Education specialists follow proceedings during the training programme. / Courtesy photo.
Education specialists follow proceedings during the training programme. / Courtesy photo.

Last week, 18 education specialists completed a one-week training programme on the use of information communication and technology (ICT) in education by the Korea International Cooperation Agency (KOICA).

Under its capacity building programme, KOICA has been working with different education stakeholders in Rwanda, and this time round, specialists were trained on how to use practical teaching modules using online programs and open sources. 

Dubbed the ‘Capacity Building on Using ICT for Education Programme’, the trainees, who were from the Rwanda Education Board (REB), Ministry of Education, Technical and Vocational Education and Training (TVET), University of Rwanda (UR), and Adventist University of Central Africa, had an opportunity to interact with four outstanding professors from Korean universities.

Speaking during the closing ceremony, the country director of KOICA, Hyeong Lae Cho, recognised the role of the education specialists who accepted to take time and develop the skills and knowledge that will support the ICT in education in Rwanda.

“It’s my honour and pleasure to celebrate the successful completion of the capacity building programme on ‘Using ICT in Education Programme’, whose main aim is to provide opportunity to share knowledge and experience of ICT in education and Korea’s development history, particularly in technology. I, therefore, thank those who took time to participate,” he said. 

Dr Celestin Ntivuguruzwa, the permanent secretary at the education ministry, told the participants that what is expected of them is way beyond being trainees to being trainers of other teachers across the country to fast-track the use of ICT in education.

“Today we are closing the training programme for a few specialists, but I want to tell you that what is expected of you is not just to be trainees but to go beyond that and act as trainers of other teachers in the country as part of sharing ICT skills and knowledge.
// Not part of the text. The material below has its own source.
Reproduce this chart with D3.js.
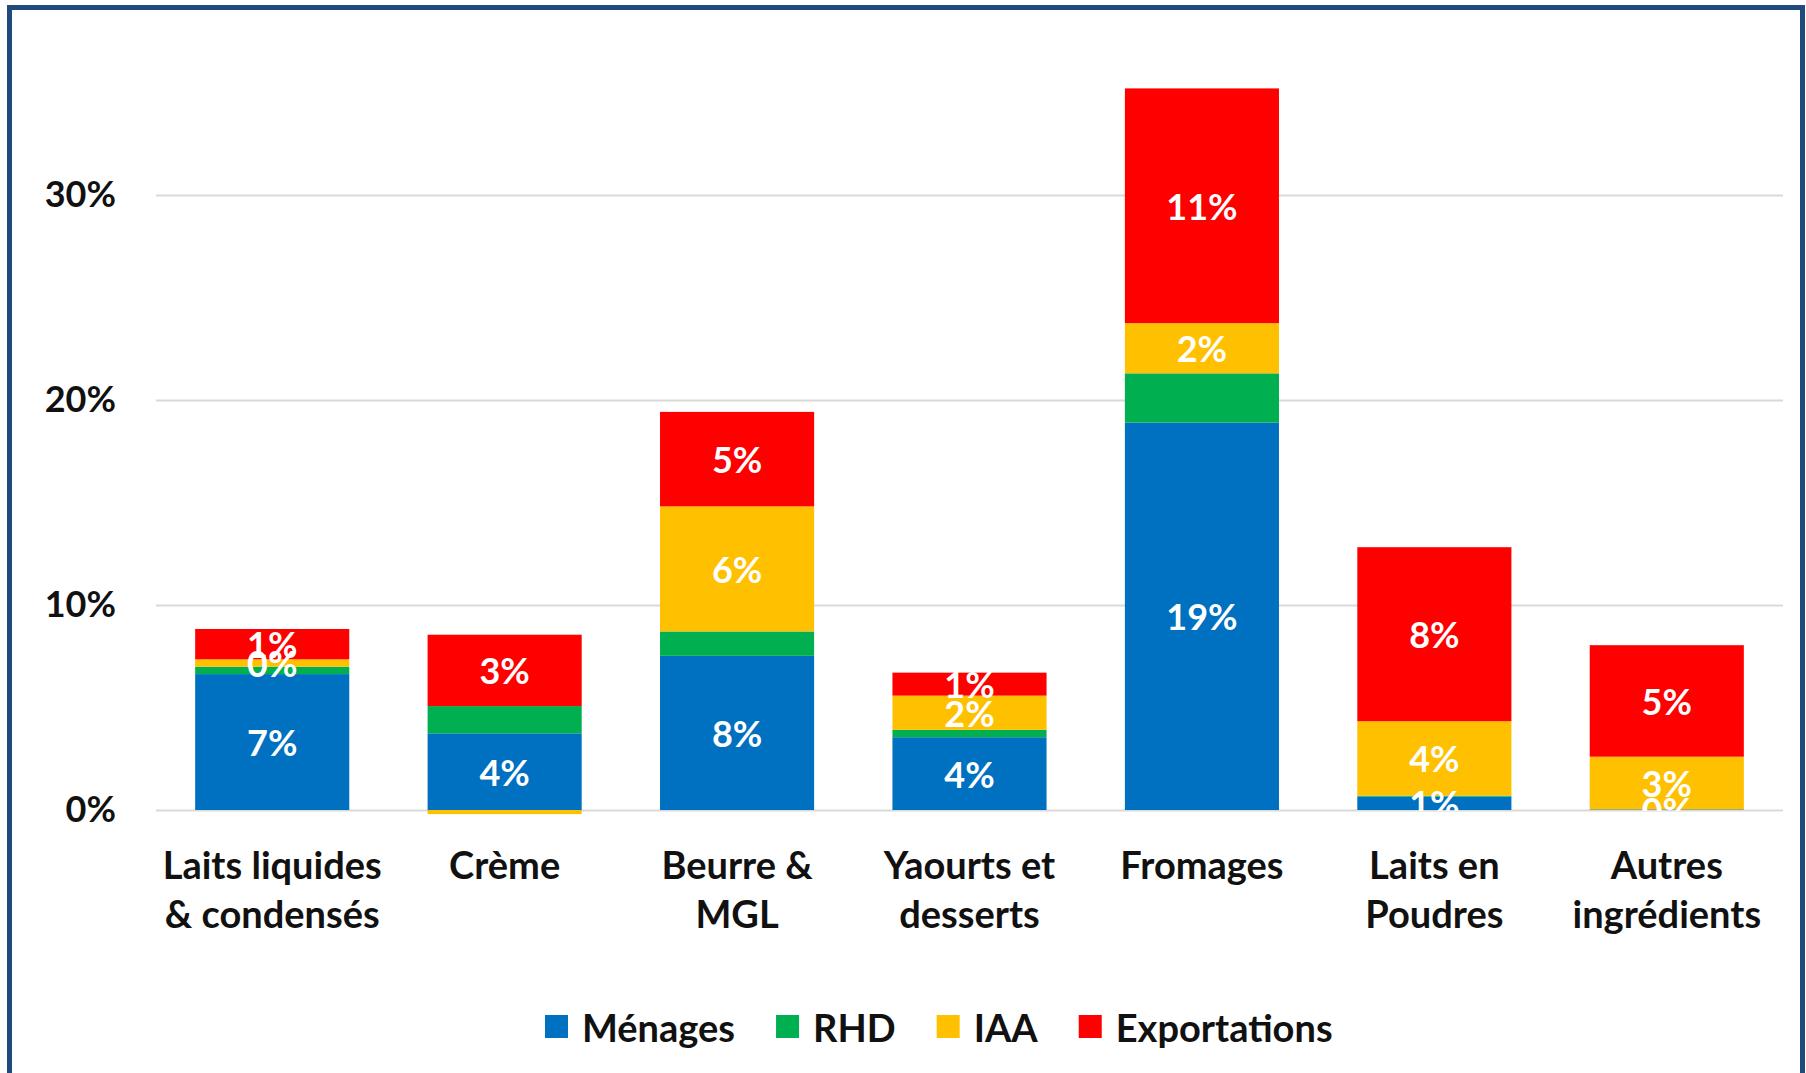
<!DOCTYPE html>
<html>
<head>
<meta charset="utf-8">
<script src="https://cdn.jsdelivr.net/npm/d3@7"></script>
<style>
  html, body { margin: 0; padding: 0; background: #fff; }
  svg { display: block; font-family: Lato, "Open Sans", sans-serif; font-weight: 700; }
</style>
</head>
<body>
<svg id="chart" width="1806" height="1073"></svg>
<script>
// ---- Data ----
const categories = ["Laits liquides & condensés", "Crème", "Beurre & MGL", "Yaourts et desserts", "Fromages", "Laits en Poudres", "Autres ingrédients"];
const categoryLines = [["Laits liquides", "& condensés"], ["Crème"], ["Beurre &", "MGL"], ["Yaourts et", "desserts"], ["Fromages"], ["Laits en", "Poudres"], ["Autres", "ingrédients"]];
const seriesNames = ["Ménages", "RHD", "IAA", "Exportations"];
const menages      = [0.0663, 0.0374, 0.0752, 0.0355, 0.1890, 0.0065, 0.0003];
const rhd          = [0.0036, 0.0133, 0.0119, 0.0036, 0.0240, 0.0005, 0.0000];
const iaa          = [0.0036, -0.0020, 0.0610, 0.0167, 0.0245, 0.0363, 0.0257];
const exportations = [0.0148, 0.0348, 0.0461, 0.0112, 0.1145, 0.0849, 0.0544];
const yTicks = [0, 0.1, 0.2, 0.3];
const labelledSeries = ["Ménages", "IAA", "Exportations"];

const colors = { "Ménages": "#0070C0", "RHD": "#00B050", "IAA": "#FFC000", "Exportations": "#FF0000" };

// table for the stack
const seriesValues = { "Ménages": menages, "RHD": rhd, "IAA": iaa, "Exportations": exportations };
const rows = categories.map((c, i) => {
  const r = { category: c };
  seriesNames.forEach(s => r[s] = seriesValues[s][i]);
  return r;
});

const svg = d3.select("#chart");
const W = 1806, H = 1073;
const plotLeft = 156, plotRight = 1783, plotBottom = 810;

svg.append("rect").attr("width", W).attr("height", H).attr("fill", "#fff");

const x = d3.scaleBand().domain(categories).range([plotLeft, plotRight]).paddingInner(0.337).paddingOuter(0.1685);
const y = d3.scaleLinear().domain([0, 0.3]).range([plotBottom, 195]);

// gridlines + y axis
const yAxis = svg.append("g")
  .attr("transform", `translate(${plotLeft},0)`)
  .call(d3.axisLeft(y).tickValues(yTicks).tickSize(-(plotRight - plotLeft)).tickPadding(40).tickFormat(d3.format(".0%")));
yAxis.select(".domain").remove();
yAxis.selectAll(".tick line").attr("stroke", "#d9d9d9").attr("stroke-width", 2);
yAxis.selectAll(".tick text").attr("font-size", 36).attr("font-family", "Lato").attr("font-weight", 700).attr("fill", "#111");

// stacked bars
const stack = d3.stack().keys(seriesNames).offset(d3.stackOffsetDiverging);
const stacked = stack(rows);

svg.append("g").selectAll("g").data(stacked).join("g")
  .attr("fill", d => colors[d.key])
  .selectAll("rect").data(d => d).join("rect")
  .attr("x", d => x(d.data.category))
  .attr("width", x.bandwidth())
  .attr("y", d => y(Math.max(d[0], d[1])))
  .attr("height", d => Math.abs(y(d[0]) - y(d[1])));

// data labels (clipped to plot area)
svg.append("clipPath").attr("id", "plotclip")
  .append("rect").attr("x", 0).attr("y", 0).attr("width", W).attr("height", plotBottom + 1);
const fmt = d3.format(".0%");
const lbl = svg.append("g").attr("clip-path", "url(#plotclip)");
stacked.filter(s => labelledSeries.includes(s.key)).forEach(s => {
  lbl.selectAll(null).data(s.filter(d => d.data[s.key] > 0)).join("text")
    .attr("x", d => x(d.data.category) + x.bandwidth() / 2)
    .attr("y", d => (y(d[0]) + y(d[1])) / 2)
    .attr("text-anchor", "middle")
    .attr("dominant-baseline", "central")
    .attr("font-size", 36)
    .attr("fill", "#fff")
    .text(d => fmt(d.data[s.key]));
});

// category axis
const xAxis = svg.append("g")
  .attr("transform", `translate(0,${plotBottom})`)
  .call(d3.axisBottom(x).tickSize(0).tickFormat(""));
xAxis.select(".domain").remove();
xAxis.selectAll(".tick").each(function(d, i) {
  const t = d3.select(this).append("text")
    .attr("text-anchor", "middle")
    .attr("font-size", 38)
    .attr("font-family", "Lato")
    .attr("font-weight", 700)
    .attr("fill", "#111");
  categoryLines[i].forEach((line, j) => {
    t.append("tspan").attr("x", 0).attr("y", 54 + j * 49).attr("dominant-baseline", "central").text(line);
  });
});

// legend
const legend = svg.append("g");
let lx = 545;
seriesNames.forEach(s => {
  legend.append("rect").attr("x", lx).attr("y", 1015).attr("width", 23).attr("height", 23).attr("fill", colors[s]);
  const t = legend.append("text").attr("x", lx + 37).attr("y", 1027)
    .attr("dominant-baseline", "central").attr("font-size", 38).attr("fill", "#111").text(s);
  lx += 37 + t.node().getComputedTextLength() + 41;
});

// frame
svg.append("rect").attr("x", 9.5).attr("y", 7.5).attr("width", 1793).attr("height", 1200)
  .attr("fill", "none").attr("stroke", "#204A7C").attr("stroke-width", 5);
</script>
</body>
</html>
I must say the implementation plan for use of ICT in education is already there and the next move is to start delivering,” he said.

Ntivuguruzwa also thanked the Korean team and the government for the outstanding support they are providing to the Rwandan people to promote not just the education sector but other sectors. He also appreciated the role of Korean professors who travelled to share Korea’s technology and education experience.

Gabriel Bazirimwabo, the ICT in-school management training officer at REB, believes the training will help them create ICT awareness among other educationists.

“We have had an interactive week learning how to use practical teaching modules, designing lessons using open sources and other ICT skills that I think are required in creating a pool of teachers who are able to contribute to promoting the use of ICT in education,” he noted.

The training os part of a three-year programme which started last year. The ‘Capacity Building Programme’ is operated in 47 countries across the world with its primary objective of sharing important technical skills and knowledge as well as building capacities for sustainable socio-economic development.

According to KOICA, since 2009, 354 people and 65 people from Rwanda participated in capacity building programmes, and this year, 47 trainees are expected to travel for two country-specific programmes and 10 global programmes. 16 candidates will also go for master’s programmes in 15 Korean universities.